Jim Wright, who keeps this blog, also writes a nature column every other week for The South Bergenite. Here is his latest column — on extinct birds seen in the Meadowlands more than 100 years ago..
DeKorte Park offers some amazing sights – from spectacular birds to beautiful sunsets – but the rarest of all has been right under my nose all along.
Indeed, I have walked past it dozen of times during my work for the New Jersey Meadowlands Commission without giving it a second look because — truth be told — it gave me the creeps.
The “it” is a Plexiglas case with 35 taxidermy birds of 28 different species. The display is located just inside the auditorium in the Meadowlands Environment Center.
The creatures are all more than 100 years old at this point, and a bit bedraggled. The birds were all killed in the district in the late 1800s, and donated by Caroline Geigold of Secaucus decades ago.
Many of these birds would have inhabited the Atlantic White Cedar Forest that once grew in parts of the Meadowlands.
My attitude about these taxidermy birds has always been dismissive. Why would I look at dead birds in a display case – especially when DeKorte Park offers so many beautiful live birds?
But earlier this winter, prize-winning nature author and historian Scott Weidensaul presented a program in the auditorium. Before the talk, he took the time to study the taxidermy menagerie, and then remarked to me, “You’ve got some amazing birds in there.”
Two species in particular caught his eye – Passenger Pigeon and Heath Hen. The species have two things in common: Both were once commonplace in the Meadowlands, and both have now been extinct for more than 75 years.
More follows.
The Passenger pigeon’s demise is better known. When Europeans began arriving America in the 1600s, it is thought that there were more than 3 billion Passenger Pigeons, but they became such a popular source of food that they were slowly driven to extinction.
Weidensaul was even more taken with the two taxidermy Heath Hens. Although they were also once plentiful, Weidensaul believes that fewer taxidermy examples of them exist. The Meadowlands Commission is fortunate to have both a male and female.
But the unusual taxidermy birds don’t stop with there. As NJMC naturalist Mike Newhouse points out, the Upland Plover (now called an Upland Sandpiper) is endangered. A bird labeled “Sandpiper” is thought to be a threatened sandpiper species, the Red Knot.

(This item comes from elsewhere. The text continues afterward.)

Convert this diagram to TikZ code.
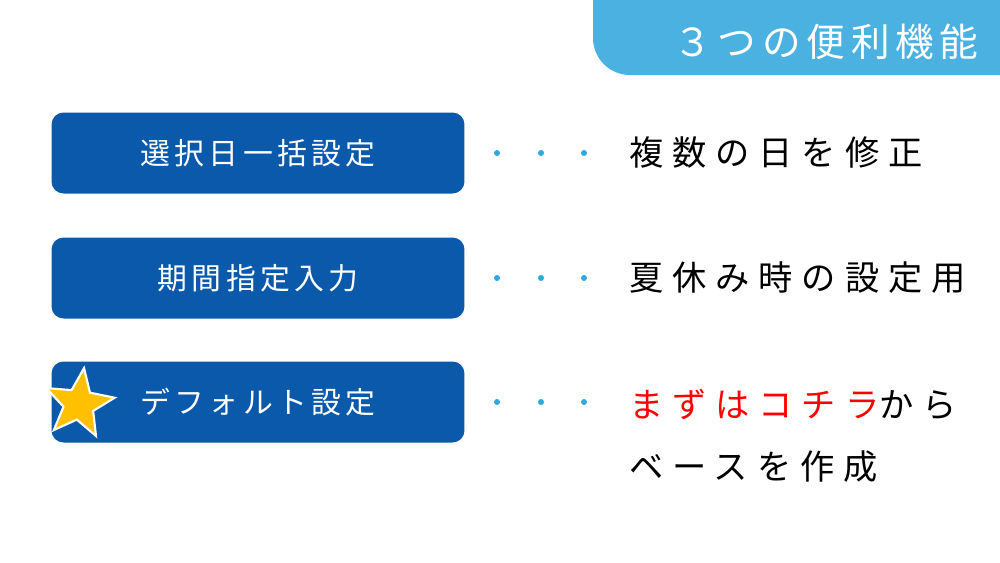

The Red-Headed Woodpecker is also threatened. The Common Moorhen and Virginia Rail are birds of special concern. The Bobwhite and Woodcock are regional priorities – meaning that conservation plans have been adopted to maintain their populations.
The display case also has other birds seldom seen in the Meadowlands these days – the Lapland longspur, the Bohemian Waxwing, the Ruffed grouse and the Scarlet Tanager.
For those keeping score at home, that’s a total of 13 out of the 28 – nearly half — that are now extinct, endangered, threatened, or seldom seen.
In a sense, that’s why the Meadowlands Commission is working so hard to preserve and create habitat.